▶ _What needs to be done_: Search the data for the string "this" and gather each line it is in.

[Start]

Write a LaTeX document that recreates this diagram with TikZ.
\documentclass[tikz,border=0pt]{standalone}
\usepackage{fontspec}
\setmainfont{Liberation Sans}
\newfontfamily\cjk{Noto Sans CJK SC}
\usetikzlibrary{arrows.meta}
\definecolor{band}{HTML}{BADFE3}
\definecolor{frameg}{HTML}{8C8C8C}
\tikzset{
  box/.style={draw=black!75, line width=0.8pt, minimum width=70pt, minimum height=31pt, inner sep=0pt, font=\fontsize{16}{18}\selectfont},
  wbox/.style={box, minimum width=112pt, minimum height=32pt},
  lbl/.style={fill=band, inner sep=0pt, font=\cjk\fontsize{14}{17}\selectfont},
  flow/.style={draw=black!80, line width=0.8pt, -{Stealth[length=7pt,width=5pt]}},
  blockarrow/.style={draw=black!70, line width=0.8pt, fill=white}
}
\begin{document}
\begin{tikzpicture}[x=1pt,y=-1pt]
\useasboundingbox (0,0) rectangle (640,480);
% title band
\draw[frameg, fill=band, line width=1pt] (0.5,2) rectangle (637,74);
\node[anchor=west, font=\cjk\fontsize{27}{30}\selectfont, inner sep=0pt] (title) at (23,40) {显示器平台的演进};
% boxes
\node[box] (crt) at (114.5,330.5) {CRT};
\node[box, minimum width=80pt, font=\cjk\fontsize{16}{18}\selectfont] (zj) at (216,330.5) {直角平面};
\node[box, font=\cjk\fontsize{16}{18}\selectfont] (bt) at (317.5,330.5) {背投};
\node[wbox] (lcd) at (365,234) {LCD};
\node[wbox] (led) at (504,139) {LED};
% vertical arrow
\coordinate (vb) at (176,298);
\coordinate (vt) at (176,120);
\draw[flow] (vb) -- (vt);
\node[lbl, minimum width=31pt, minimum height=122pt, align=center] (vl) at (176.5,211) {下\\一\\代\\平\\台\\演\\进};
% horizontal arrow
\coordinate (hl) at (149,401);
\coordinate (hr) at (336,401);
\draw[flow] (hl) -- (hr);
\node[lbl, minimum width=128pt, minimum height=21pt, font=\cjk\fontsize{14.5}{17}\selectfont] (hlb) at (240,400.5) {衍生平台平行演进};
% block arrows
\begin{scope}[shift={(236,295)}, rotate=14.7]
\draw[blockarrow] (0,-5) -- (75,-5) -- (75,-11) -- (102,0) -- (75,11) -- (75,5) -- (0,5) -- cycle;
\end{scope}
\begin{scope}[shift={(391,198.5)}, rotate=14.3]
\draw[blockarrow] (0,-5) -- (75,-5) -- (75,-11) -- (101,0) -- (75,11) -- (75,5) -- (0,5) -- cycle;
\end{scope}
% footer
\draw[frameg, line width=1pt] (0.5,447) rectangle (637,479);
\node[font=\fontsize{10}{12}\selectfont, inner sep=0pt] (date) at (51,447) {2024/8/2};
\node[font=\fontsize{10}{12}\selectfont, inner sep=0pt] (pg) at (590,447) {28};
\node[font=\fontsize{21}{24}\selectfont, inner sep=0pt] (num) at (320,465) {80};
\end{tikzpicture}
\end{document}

[End]
[Start]

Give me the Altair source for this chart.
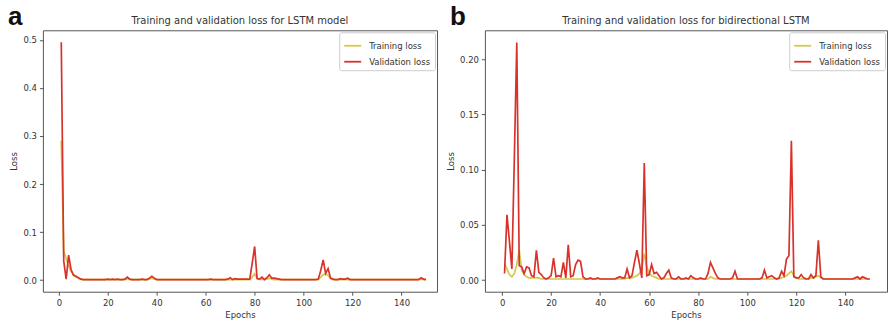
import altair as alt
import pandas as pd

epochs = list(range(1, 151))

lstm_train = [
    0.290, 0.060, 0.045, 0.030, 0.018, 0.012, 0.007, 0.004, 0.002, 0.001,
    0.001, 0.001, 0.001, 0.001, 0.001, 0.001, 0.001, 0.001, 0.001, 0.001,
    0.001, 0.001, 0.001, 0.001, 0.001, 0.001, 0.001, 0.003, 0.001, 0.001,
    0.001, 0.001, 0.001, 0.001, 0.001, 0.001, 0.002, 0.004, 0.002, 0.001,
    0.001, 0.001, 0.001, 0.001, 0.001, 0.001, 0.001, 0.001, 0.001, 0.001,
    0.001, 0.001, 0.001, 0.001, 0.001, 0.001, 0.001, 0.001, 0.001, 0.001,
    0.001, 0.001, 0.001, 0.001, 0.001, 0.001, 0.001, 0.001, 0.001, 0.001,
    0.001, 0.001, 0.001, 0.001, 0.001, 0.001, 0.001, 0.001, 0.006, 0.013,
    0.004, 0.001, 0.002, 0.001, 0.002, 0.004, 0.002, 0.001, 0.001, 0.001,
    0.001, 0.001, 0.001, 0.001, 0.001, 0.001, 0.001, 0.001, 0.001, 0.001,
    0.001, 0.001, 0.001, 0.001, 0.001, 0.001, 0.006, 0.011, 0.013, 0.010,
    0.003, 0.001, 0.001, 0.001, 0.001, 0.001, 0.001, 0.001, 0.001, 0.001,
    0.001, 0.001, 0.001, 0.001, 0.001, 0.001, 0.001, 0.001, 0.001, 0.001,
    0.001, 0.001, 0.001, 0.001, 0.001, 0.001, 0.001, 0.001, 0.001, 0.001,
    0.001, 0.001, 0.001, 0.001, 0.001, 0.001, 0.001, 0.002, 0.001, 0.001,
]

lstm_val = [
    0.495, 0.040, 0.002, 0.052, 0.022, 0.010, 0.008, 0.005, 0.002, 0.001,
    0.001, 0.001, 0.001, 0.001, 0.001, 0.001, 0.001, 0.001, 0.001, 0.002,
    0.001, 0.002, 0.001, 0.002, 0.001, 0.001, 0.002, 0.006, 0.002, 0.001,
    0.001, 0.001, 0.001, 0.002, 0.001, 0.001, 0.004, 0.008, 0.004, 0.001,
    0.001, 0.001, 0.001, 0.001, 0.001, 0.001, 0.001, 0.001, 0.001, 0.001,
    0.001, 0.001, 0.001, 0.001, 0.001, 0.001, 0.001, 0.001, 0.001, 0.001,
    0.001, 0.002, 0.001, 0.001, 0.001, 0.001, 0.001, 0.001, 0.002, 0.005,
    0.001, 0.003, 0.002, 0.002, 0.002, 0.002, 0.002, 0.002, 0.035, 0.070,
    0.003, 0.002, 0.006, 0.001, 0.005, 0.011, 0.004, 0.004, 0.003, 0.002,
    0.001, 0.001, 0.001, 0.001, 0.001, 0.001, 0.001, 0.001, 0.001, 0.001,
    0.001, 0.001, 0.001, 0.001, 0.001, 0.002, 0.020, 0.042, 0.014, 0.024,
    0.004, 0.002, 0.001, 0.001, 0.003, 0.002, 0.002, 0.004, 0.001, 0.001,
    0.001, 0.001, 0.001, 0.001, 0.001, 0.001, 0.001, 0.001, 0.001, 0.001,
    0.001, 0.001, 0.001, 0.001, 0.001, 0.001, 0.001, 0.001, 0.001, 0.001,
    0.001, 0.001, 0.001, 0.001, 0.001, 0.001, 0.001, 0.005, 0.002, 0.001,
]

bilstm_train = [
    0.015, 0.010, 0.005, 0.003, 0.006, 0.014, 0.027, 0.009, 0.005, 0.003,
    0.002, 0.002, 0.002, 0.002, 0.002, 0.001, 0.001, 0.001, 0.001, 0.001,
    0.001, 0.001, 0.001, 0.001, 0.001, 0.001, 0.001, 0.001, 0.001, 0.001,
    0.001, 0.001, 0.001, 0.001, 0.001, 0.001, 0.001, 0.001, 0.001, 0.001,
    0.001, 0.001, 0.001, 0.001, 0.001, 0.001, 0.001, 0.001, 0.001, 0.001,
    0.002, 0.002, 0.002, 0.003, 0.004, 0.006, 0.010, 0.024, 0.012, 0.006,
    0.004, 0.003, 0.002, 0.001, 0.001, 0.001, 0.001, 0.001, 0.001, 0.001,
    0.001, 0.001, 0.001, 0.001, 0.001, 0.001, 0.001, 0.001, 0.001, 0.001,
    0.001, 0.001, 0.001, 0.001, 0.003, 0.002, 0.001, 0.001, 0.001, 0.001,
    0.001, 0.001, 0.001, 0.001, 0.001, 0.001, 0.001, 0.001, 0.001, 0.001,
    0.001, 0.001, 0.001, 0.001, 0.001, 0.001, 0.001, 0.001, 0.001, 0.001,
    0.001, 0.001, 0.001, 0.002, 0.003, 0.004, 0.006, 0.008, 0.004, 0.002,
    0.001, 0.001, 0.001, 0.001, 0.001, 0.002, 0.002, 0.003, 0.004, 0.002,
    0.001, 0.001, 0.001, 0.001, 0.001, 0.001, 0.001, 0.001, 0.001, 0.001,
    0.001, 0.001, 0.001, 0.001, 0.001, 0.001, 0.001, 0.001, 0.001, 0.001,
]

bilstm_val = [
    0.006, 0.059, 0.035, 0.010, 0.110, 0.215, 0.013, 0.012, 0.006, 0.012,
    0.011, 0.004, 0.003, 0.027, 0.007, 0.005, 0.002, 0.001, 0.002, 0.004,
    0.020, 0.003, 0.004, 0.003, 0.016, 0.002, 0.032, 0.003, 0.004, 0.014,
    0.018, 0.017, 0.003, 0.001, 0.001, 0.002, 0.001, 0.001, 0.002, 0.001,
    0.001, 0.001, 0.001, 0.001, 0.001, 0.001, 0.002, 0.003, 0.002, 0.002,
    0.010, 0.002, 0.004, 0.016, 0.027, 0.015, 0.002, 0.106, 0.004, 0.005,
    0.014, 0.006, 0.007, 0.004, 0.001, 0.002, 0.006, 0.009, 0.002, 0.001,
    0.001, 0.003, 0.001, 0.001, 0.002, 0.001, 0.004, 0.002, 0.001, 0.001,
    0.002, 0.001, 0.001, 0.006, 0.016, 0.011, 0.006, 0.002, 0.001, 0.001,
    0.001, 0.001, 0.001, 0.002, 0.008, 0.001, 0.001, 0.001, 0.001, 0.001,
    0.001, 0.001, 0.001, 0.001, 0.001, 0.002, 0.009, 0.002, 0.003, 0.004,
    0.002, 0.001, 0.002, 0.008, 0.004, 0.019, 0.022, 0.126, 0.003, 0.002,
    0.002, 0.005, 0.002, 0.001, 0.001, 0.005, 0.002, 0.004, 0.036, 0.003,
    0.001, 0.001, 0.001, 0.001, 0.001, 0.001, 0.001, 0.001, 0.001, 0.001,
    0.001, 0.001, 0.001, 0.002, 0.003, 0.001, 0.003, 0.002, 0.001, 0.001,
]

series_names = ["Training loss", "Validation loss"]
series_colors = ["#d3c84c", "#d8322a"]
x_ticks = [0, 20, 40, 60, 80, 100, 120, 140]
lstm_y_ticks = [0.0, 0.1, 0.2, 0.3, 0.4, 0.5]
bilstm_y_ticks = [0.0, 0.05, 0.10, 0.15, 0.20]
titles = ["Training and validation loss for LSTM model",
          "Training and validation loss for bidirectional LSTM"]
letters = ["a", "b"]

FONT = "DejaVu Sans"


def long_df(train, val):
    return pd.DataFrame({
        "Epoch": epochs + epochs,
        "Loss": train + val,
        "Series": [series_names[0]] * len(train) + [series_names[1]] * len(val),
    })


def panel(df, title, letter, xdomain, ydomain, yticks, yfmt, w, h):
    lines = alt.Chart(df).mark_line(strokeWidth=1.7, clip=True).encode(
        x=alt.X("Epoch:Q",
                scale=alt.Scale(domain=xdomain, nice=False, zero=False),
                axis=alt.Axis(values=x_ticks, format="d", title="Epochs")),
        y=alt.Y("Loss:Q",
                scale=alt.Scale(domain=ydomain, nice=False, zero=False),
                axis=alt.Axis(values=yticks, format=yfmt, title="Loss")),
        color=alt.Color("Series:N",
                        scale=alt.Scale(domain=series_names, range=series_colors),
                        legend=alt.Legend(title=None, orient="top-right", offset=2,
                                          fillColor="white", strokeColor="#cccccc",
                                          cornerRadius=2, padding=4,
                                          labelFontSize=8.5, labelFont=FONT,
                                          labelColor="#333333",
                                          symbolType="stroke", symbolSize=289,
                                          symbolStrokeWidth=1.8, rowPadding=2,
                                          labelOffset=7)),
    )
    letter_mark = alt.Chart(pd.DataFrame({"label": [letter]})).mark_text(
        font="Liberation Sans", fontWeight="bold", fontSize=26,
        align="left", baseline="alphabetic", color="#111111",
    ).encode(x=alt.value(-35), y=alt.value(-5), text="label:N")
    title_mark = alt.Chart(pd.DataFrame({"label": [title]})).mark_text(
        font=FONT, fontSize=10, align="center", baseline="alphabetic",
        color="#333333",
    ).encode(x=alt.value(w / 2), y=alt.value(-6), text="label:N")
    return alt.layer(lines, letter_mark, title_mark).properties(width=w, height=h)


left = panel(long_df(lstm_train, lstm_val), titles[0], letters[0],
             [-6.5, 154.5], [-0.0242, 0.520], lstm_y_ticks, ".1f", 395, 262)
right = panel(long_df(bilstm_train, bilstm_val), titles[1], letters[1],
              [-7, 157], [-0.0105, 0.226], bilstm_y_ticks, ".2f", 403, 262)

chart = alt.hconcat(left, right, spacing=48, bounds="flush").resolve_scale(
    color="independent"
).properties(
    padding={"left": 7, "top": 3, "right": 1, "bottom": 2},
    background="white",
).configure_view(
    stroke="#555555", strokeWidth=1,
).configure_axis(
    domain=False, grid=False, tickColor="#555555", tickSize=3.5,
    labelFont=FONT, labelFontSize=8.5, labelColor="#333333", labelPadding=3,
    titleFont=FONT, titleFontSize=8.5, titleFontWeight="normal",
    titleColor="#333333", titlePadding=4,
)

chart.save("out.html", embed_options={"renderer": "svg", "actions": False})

[End]

▶ _The response_:
Write a LaTeX document that recreates this diagram with TikZ.
Give me the Altair source for this chart.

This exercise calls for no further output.